→ Problem details: Search the records for the word "with" and pick out every line that has it.

→ Stored records:
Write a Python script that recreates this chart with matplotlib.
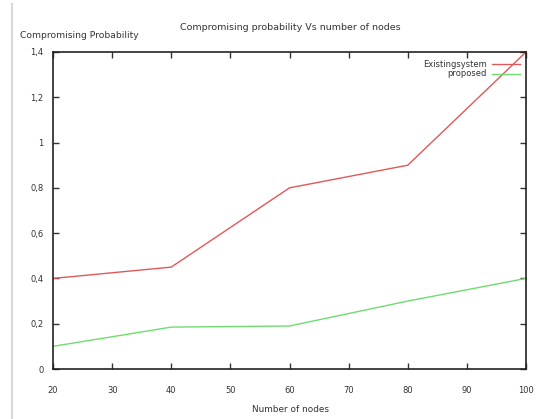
import matplotlib
matplotlib.use("Agg")
import matplotlib.pyplot as plt
from matplotlib.lines import Line2D

nodes = [20, 40, 60, 80, 100]
existing = [0.4, 0.45, 0.8, 0.9, 1.4]
proposed = [0.1, 0.185, 0.19, 0.3, 0.4]
xticks = [20, 30, 40, 50, 60, 70, 80, 90, 100]
yticks = [0, 0.2, 0.4, 0.6, 0.8, 1.0, 1.2, 1.4]
ytick_labels = ["0", "0,2", "0,4", "0,6", "0,8", "1", "1,2", "1,4"]

W, H = 543, 419
fig = plt.figure(figsize=(W / 100, H / 100), dpi=100)
ax = fig.add_axes([53 / W, 1 - 369 / H, (526 - 53) / W, (369 - 52) / H])

red = "#e05858"
green = "#70dc70"
ax.plot(nodes, existing, color=red, lw=1.0)
ax.plot(nodes, proposed, color=green, lw=1.0)

ax.set_xlim(20, 100)
ax.set_ylim(0, 1.4)
ax.set_xticks(xticks)
ax.set_xticklabels([str(v) for v in xticks])
ax.set_yticks(yticks)
ax.set_yticklabels(ytick_labels)
ax.tick_params(direction="in", length=4, width=1, top=True, right=True,
               labelsize=6, colors="#333333")
ax.tick_params(axis="x", pad=12)
ax.tick_params(axis="y", pad=7)
for s in ax.spines.values():
    s.set_linewidth(1.2)
    s.set_color("#222222")

fig.text(290 / W, 1 - 27 / H, "Compromising probability Vs number of nodes",
         ha="center", va="center", fontsize=6.8, color="#333333")
fig.text(20 / W, 1 - 36 / H, "Compromising Probability",
         ha="left", va="center", fontsize=6.6, color="#333333")
fig.text(290 / W, 1 - 409 / H, "Number of nodes",
         ha="center", va="center", fontsize=6.4, color="#333333")

# legend (gnuplot style: text right-aligned, sample to the right)
for txt, col, yy in [("Existingsystem", red, 64), ("proposed", green, 74)]:
    fig.text(487 / W, 1 - yy / H, txt, ha="right", va="center",
             fontsize=6, color="#333333")
    fig.add_artist(Line2D([492 / W, 520 / W], [1 - yy / H, 1 - yy / H],
                          color=col, lw=1.0, transform=fig.transFigure))

# light page border line at left
fig.add_artist(Line2D([12 / W, 12 / W], [0, 1 - 4 / H], color="#d8d8d8",
                      lw=1.5, transform=fig.transFigure))

fig.savefig("out.png", dpi=100)
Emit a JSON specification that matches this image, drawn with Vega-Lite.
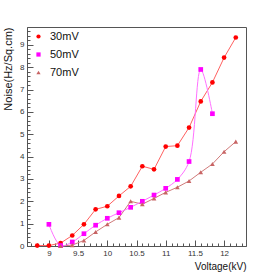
{
  "$schema": "https://vega.github.io/schema/vega-lite/v6.json",
  "autosize": "none",
  "padding": {"left": 27, "top": 27, "right": 27, "bottom": 27},
  "width": 219,
  "height": 219,
  "background": "white",
  "config": {
    "view": {"stroke": "#555", "strokeWidth": 1},
    "font": "Liberation Sans",
    "axis": {"grid": false, "domainColor": "#555", "tickColor": "#555", "labelColor": "#333", "labelFontSize": 8, "titleFontWeight": "normal", "titleColor": "#111", "titleFontSize": 11}
  },
  "datasets": {
    "pts": [
      {"v": 8.8, "n": 0.02, "s": "30mV"}, {"v": 9.0, "n": 0.02, "s": "30mV"}, {"v": 9.2, "n": 0.13, "s": "30mV"}, {"v": 9.4, "n": 0.47, "s": "30mV"}, {"v": 9.6, "n": 0.97, "s": "30mV"}, {"v": 9.8, "n": 1.64, "s": "30mV"}, {"v": 10.0, "n": 1.78, "s": "30mV"}, {"v": 10.2, "n": 2.24, "s": "30mV"}, {"v": 10.4, "n": 2.67, "s": "30mV"}, {"v": 10.6, "n": 3.57, "s": "30mV"}, {"v": 10.8, "n": 3.43, "s": "30mV"}, {"v": 11.0, "n": 4.45, "s": "30mV"}, {"v": 11.2, "n": 4.49, "s": "30mV"}, {"v": 11.4, "n": 5.3, "s": "30mV"}, {"v": 11.6, "n": 6.47, "s": "30mV"}, {"v": 11.8, "n": 7.32, "s": "30mV"}, {"v": 12.0, "n": 8.43, "s": "30mV"}, {"v": 12.2, "n": 9.33, "s": "30mV"},
      {"v": 9.0, "n": 0.97, "s": "50mV"}, {"v": 9.2, "n": 0.02, "s": "50mV"}, {"v": 9.4, "n": 0.18, "s": "50mV"}, {"v": 9.6, "n": 0.55, "s": "50mV"}, {"v": 9.8, "n": 0.93, "s": "50mV"}, {"v": 10.0, "n": 1.24, "s": "50mV"}, {"v": 10.2, "n": 1.49, "s": "50mV"}, {"v": 10.4, "n": 1.73, "s": "50mV"}, {"v": 10.6, "n": 2.0, "s": "50mV"}, {"v": 10.8, "n": 2.28, "s": "50mV"}, {"v": 11.0, "n": 2.58, "s": "50mV"}, {"v": 11.2, "n": 2.98, "s": "50mV"}, {"v": 11.4, "n": 3.78, "s": "50mV"}, {"v": 11.6, "n": 7.9, "s": "50mV"}, {"v": 11.8, "n": 5.92, "s": "50mV"},
      {"v": 9.2, "n": 0.0, "s": "70mV"}, {"v": 9.4, "n": 0.04, "s": "70mV"}, {"v": 9.6, "n": 0.25, "s": "70mV"}, {"v": 9.8, "n": 0.63, "s": "70mV"}, {"v": 10.0, "n": 0.97, "s": "70mV"}, {"v": 10.2, "n": 1.27, "s": "70mV"}, {"v": 10.4, "n": 2.0, "s": "70mV"}, {"v": 10.6, "n": 1.87, "s": "70mV"}, {"v": 10.8, "n": 2.13, "s": "70mV"}, {"v": 11.0, "n": 2.4, "s": "70mV"}, {"v": 11.2, "n": 2.63, "s": "70mV"}, {"v": 11.4, "n": 2.91, "s": "70mV"}, {"v": 11.6, "n": 3.3, "s": "70mV"}, {"v": 11.8, "n": 3.67, "s": "70mV"}, {"v": 12.0, "n": 4.22, "s": "70mV"}, {"v": 12.2, "n": 4.67, "s": "70mV"}
    ]
  },
  "data": {"name": "pts"},
  "layer": [
    {
      "transform": [{"filter": "datum.s === '30mV'"}],
      "mark": {"type": "line", "color": "#ff6060", "strokeWidth": 1},
      "encoding": {
        "x": {"field": "v", "type": "quantitative", "scale": {"domain": [8.625, 12.375], "nice": false, "zero": false}, "axis": {"orient": "bottom", "values": [9, 9.5, 10, 10.5, 11, 11.5, 12], "format": "~g", "tickSize": -6, "labelPadding": 9, "title": "Voltage(kV)", "titleAnchor": "end", "titlePadding": 4, "titleFontSize": 10}},
        "y": {"field": "n", "type": "quantitative", "scale": {"domain": [0, 9.8], "nice": false}, "axis": {"orient": "left", "values": [0, 1, 2, 3, 4, 5, 6, 7, 8, 9], "format": "~g", "tickSize": -6, "labelPadding": 9, "title": "Noise(Hz/Sq.cm)", "titleAnchor": "end", "titlePadding": 6}}
      }
    },
    {
      "transform": [{"filter": "datum.s === '70mV'"}],
      "mark": {"type": "line", "color": "#d07a7a", "strokeWidth": 1},
      "encoding": {
        "x": {"field": "v", "type": "quantitative", "axis": {"orient": "bottom", "values": [8.7, 8.8, 8.9, 9.1, 9.2, 9.3, 9.4, 9.6, 9.7, 9.8, 9.9, 10.1, 10.2, 10.3, 10.4, 10.6, 10.7, 10.8, 10.9, 11.1, 11.2, 11.3, 11.4, 11.6, 11.7, 11.8, 11.9, 12.1, 12.2, 12.3], "tickSize": -3, "labels": false, "domain": false, "title": null}},
        "y": {"field": "n", "type": "quantitative", "axis": {"orient": "left", "values": [0.2, 0.4, 0.6, 0.8, 1.2, 1.4, 1.6, 1.8, 2.2, 2.4, 2.6, 2.8, 3.2, 3.4, 3.6, 3.8, 4.2, 4.4, 4.6, 4.8, 5.2, 5.4, 5.6, 5.8, 6.2, 6.4, 6.6, 6.8, 7.2, 7.4, 7.6, 7.8, 8.2, 8.4, 8.6, 8.8, 9.2, 9.4, 9.6], "tickSize": -3, "labels": false, "domain": false, "title": null}}
      }
    },
    {
      "transform": [{"filter": "datum.s === '50mV'"}],
      "mark": {"type": "line", "color": "#ff70ff", "strokeWidth": 1, "interpolate": "catmull-rom"},
      "encoding": {
        "x": {"field": "v", "type": "quantitative", "axis": null},
        "y": {"field": "n", "type": "quantitative", "axis": null}
      }
    },
    {
      "mark": {"type": "point", "filled": true, "opacity": 1},
      "encoding": {
        "x": {"field": "v", "type": "quantitative", "axis": null},
        "y": {"field": "n", "type": "quantitative", "axis": null},
        "color": {"field": "s", "type": "nominal", "scale": {"domain": ["30mV", "50mV", "70mV"], "range": ["#ff0000", "#ff00ff", "#c86464"]}, "legend": {"orient": "none", "legendX": 6, "legendY": 4, "title": null, "labelFontSize": 11, "labelColor": "#111", "symbolSize": 18, "rowPadding": 6, "labelOffset": 6}},
        "shape": {"field": "s", "type": "nominal", "scale": {"domain": ["30mV", "50mV", "70mV"], "range": ["circle", "square", "triangle-up"]}},
        "size": {"value": 22}
      }
    }
  ],
  "resolve": {"axis": {"x": "independent", "y": "independent"}}
}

→ Solution for this exercise:
Write a Python script that recreates this chart with matplotlib.
Emit a JSON specification that matches this image, drawn with Vega-Lite.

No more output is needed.